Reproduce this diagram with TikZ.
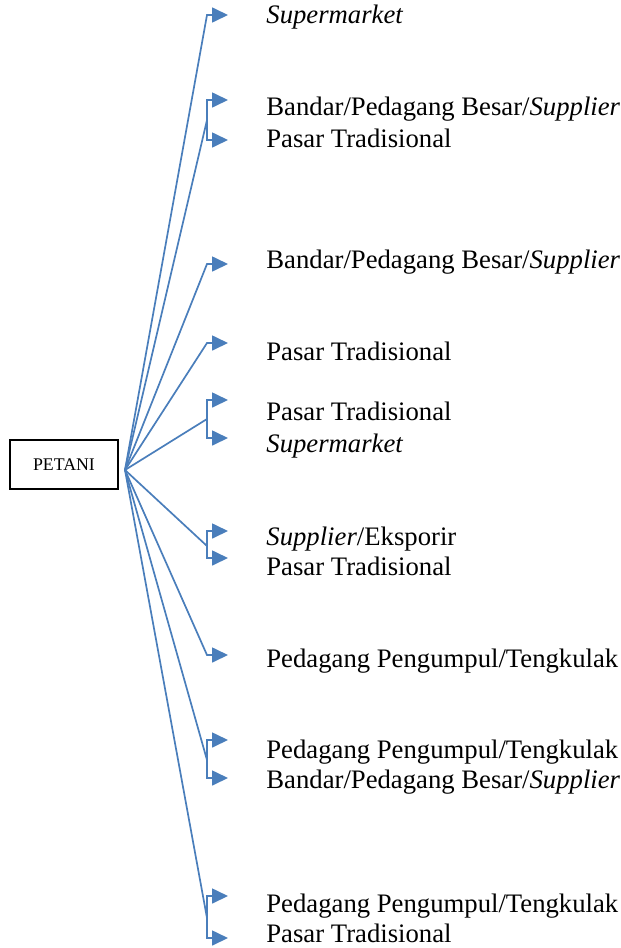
\documentclass[tikz,border=0pt]{standalone}
\usepackage{fontspec}
\setmainfont{Liberation Serif}
\usetikzlibrary{arrows.meta}
\definecolor{linkblue}{RGB}{74,126,187}

\begin{document}
\begin{tikzpicture}[x=0.5pt,y=-0.5pt,
        link/.style={draw=linkblue, line width=0.85pt},
        arr/.style={link, -{Triangle[length=8pt,width=7.5pt]}},
        outlet/.style={anchor=base west, inner sep=0pt, font=\fontsize{13.35}{16}\selectfont},
        farmbox/.style={draw, line width=0.6pt, minimum width=54pt, minimum height=24.5pt, inner sep=0pt, font=\fontsize{8.9}{10}\selectfont}]
        \useasboundingbox (0,0) rectangle (621,948);
        \node [farmbox] (petani) at (64,464.5) {PETANI};
        \coordinate (hub) at (125,470);
        \coordinate (c1) at (207,15);
        \coordinate (a1) at (228,15);
        \draw [arr] (hub) -- (c1) -- (a1);
        \node [outlet] (t1) at (266,23) {\textit{Supermarket}};
        \coordinate (b2) at (207,120);
        \coordinate (a2) at (228,100);
        \coordinate (a3) at (228,140);
        \draw [link] (hub) -- (b2);
        \draw [arr] (b2) |- (a2);
        \draw [arr] (b2) |- (a3);
        \node [outlet] (t2) at (266,115) {Bandar/Pedagang Besar/\textit{Supplier}};
        \node [outlet] (t3) at (266,147) {Pasar Tradisional};
        \coordinate (c4) at (207,264);
        \coordinate (a4) at (228,264);
        \draw [arr] (hub) -- (c4) -- (a4);
        \node [outlet] (t4) at (266,268) {Bandar/Pedagang Besar/\textit{Supplier}};
        \coordinate (c5) at (207,343);
        \coordinate (a5) at (228,343);
        \draw [arr] (hub) -- (c5) -- (a5);
        \node [outlet] (t5) at (266,360) {Pasar Tradisional};
        \coordinate (b6) at (207,419);
        \coordinate (a6) at (228,400);
        \coordinate (a7) at (228,438);
        \draw [link] (hub) -- (b6);
        \draw [arr] (b6) |- (a6);
        \draw [arr] (b6) |- (a7);
        \node [outlet] (t6) at (266,420) {Pasar Tradisional};
        \node [outlet] (t7) at (266,452) {\textit{Supermarket}};
        \coordinate (b8) at (207,546);
        \coordinate (a8) at (228,531);
        \coordinate (a9) at (228,558);
        \draw [link] (hub) -- (b8);
        \draw [arr] (b8) |- (a8);
        \draw [arr] (b8) |- (a9);
        \node [outlet] (t8) at (266,545) {\textit{Supplier}/Eksporir};
        \node [outlet] (t9) at (266,575) {Pasar Tradisional};
        \coordinate (c10) at (207,655);
        \coordinate (a10) at (228,655);
        \draw [arr] (hub) -- (c10) -- (a10);
        \node [outlet] (t10) at (266,667) {Pedagang Pengumpul/Tengkulak};
        \coordinate (b11) at (207,760);
        \coordinate (a11) at (228,740);
        \coordinate (a12) at (228,778);
        \draw [link] (hub) -- (b11);
        \draw [arr] (b11) |- (a11);
        \draw [arr] (b11) |- (a12);
        \node [outlet] (t11) at (266,758) {Pedagang Pengumpul/Tengkulak};
        \node [outlet] (t12) at (266,788) {Bandar/Pedagang Besar/\textit{Supplier}};
        \coordinate (b13) at (207,918);
        \coordinate (a13) at (228,896);
        \coordinate (a14) at (228,938);
        \draw [link] (hub) -- (b13);
        \draw [arr] (b13) |- (a13);
        \draw [arr] (b13) |- (a14);
        \node [outlet] (t13) at (266,912) {Pedagang Pengumpul/Tengkulak};
        \node [outlet] (t14) at (266,942) {Pasar Tradisional};
    \end{tikzpicture}
\end{document}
▬▬▬
▶ _Instructions for the task_: Transcribe the whole listing exactly. Pictures stay out of your copy.

▶ _The output_:
Reproduce this diagram with TikZ.
\documentclass[tikz,border=0pt]{standalone}
\usepackage{fontspec}
\setmainfont{Liberation Serif}
\usetikzlibrary{arrows.meta}
\definecolor{linkblue}{RGB}{74,126,187}

\begin{document}
\begin{tikzpicture}[x=0.5pt,y=-0.5pt,
        link/.style={draw=linkblue, line width=0.85pt},
        arr/.style={link, -{Triangle[length=8pt,width=7.5pt]}},
        outlet/.style={anchor=base west, inner sep=0pt, font=\fontsize{13.35}{16}\selectfont},
        farmbox/.style={draw, line width=0.6pt, minimum width=54pt, minimum height=24.5pt, inner sep=0pt, font=\fontsize{8.9}{10}\selectfont}]
        \useasboundingbox (0,0) rectangle (621,948);
        \node [farmbox] (petani) at (64,464.5) {PETANI};
        \coordinate (hub) at (125,470);
        \coordinate (c1) at (207,15);
        \coordinate (a1) at (228,15);
        \draw [arr] (hub) -- (c1) -- (a1);
        \node [outlet] (t1) at (266,23) {\textit{Supermarket}};
        \coordinate (b2) at (207,120);
        \coordinate (a2) at (228,100);
        \coordinate (a3) at (228,140);
        \draw [link] (hub) -- (b2);
        \draw [arr] (b2) |- (a2);
        \draw [arr] (b2) |- (a3);
        \node [outlet] (t2) at (266,115) {Bandar/Pedagang Besar/\textit{Supplier}};
        \node [outlet] (t3) at (266,147) {Pasar Tradisional};
        \coordinate (c4) at (207,264);
        \coordinate (a4) at (228,264);
        \draw [arr] (hub) -- (c4) -- (a4);
        \node [outlet] (t4) at (266,268) {Bandar/Pedagang Besar/\textit{Supplier}};
        \coordinate (c5) at (207,343);
        \coordinate (a5) at (228,343);
        \draw [arr] (hub) -- (c5) -- (a5);
        \node [outlet] (t5) at (266,360) {Pasar Tradisional};
        \coordinate (b6) at (207,419);
        \coordinate (a6) at (228,400);
        \coordinate (a7) at (228,438);
        \draw [link] (hub) -- (b6);
        \draw [arr] (b6) |- (a6);
        \draw [arr] (b6) |- (a7);
        \node [outlet] (t6) at (266,420) {Pasar Tradisional};
        \node [outlet] (t7) at (266,452) {\textit{Supermarket}};
        \coordinate (b8) at (207,546);
        \coordinate (a8) at (228,531);
        \coordinate (a9) at (228,558);
        \draw [link] (hub) -- (b8);
        \draw [arr] (b8) |- (a8);
        \draw [arr] (b8) |- (a9);
        \node [outlet] (t8) at (266,545) {\textit{Supplier}/Eksporir};
        \node [outlet] (t9) at (266,575) {Pasar Tradisional};
        \coordinate (c10) at (207,655);
        \coordinate (a10) at (228,655);
        \draw [arr] (hub) -- (c10) -- (a10);
        \node [outlet] (t10) at (266,667) {Pedagang Pengumpul/Tengkulak};
        \coordinate (b11) at (207,760);
        \coordinate (a11) at (228,740);
        \coordinate (a12) at (228,778);
        \draw [link] (hub) -- (b11);
        \draw [arr] (b11) |- (a11);
        \draw [arr] (b11) |- (a12);
        \node [outlet] (t11) at (266,758) {Pedagang Pengumpul/Tengkulak};
        \node [outlet] (t12) at (266,788) {Bandar/Pedagang Besar/\textit{Supplier}};
        \coordinate (b13) at (207,918);
        \coordinate (a13) at (228,896);
        \coordinate (a14) at (228,938);
        \draw [link] (hub) -- (b13);
        \draw [arr] (b13) |- (a13);
        \draw [arr] (b13) |- (a14);
        \node [outlet] (t13) at (266,912) {Pedagang Pengumpul/Tengkulak};
        \node [outlet] (t14) at (266,942) {Pasar Tradisional};
    \end{tikzpicture}
\end{document}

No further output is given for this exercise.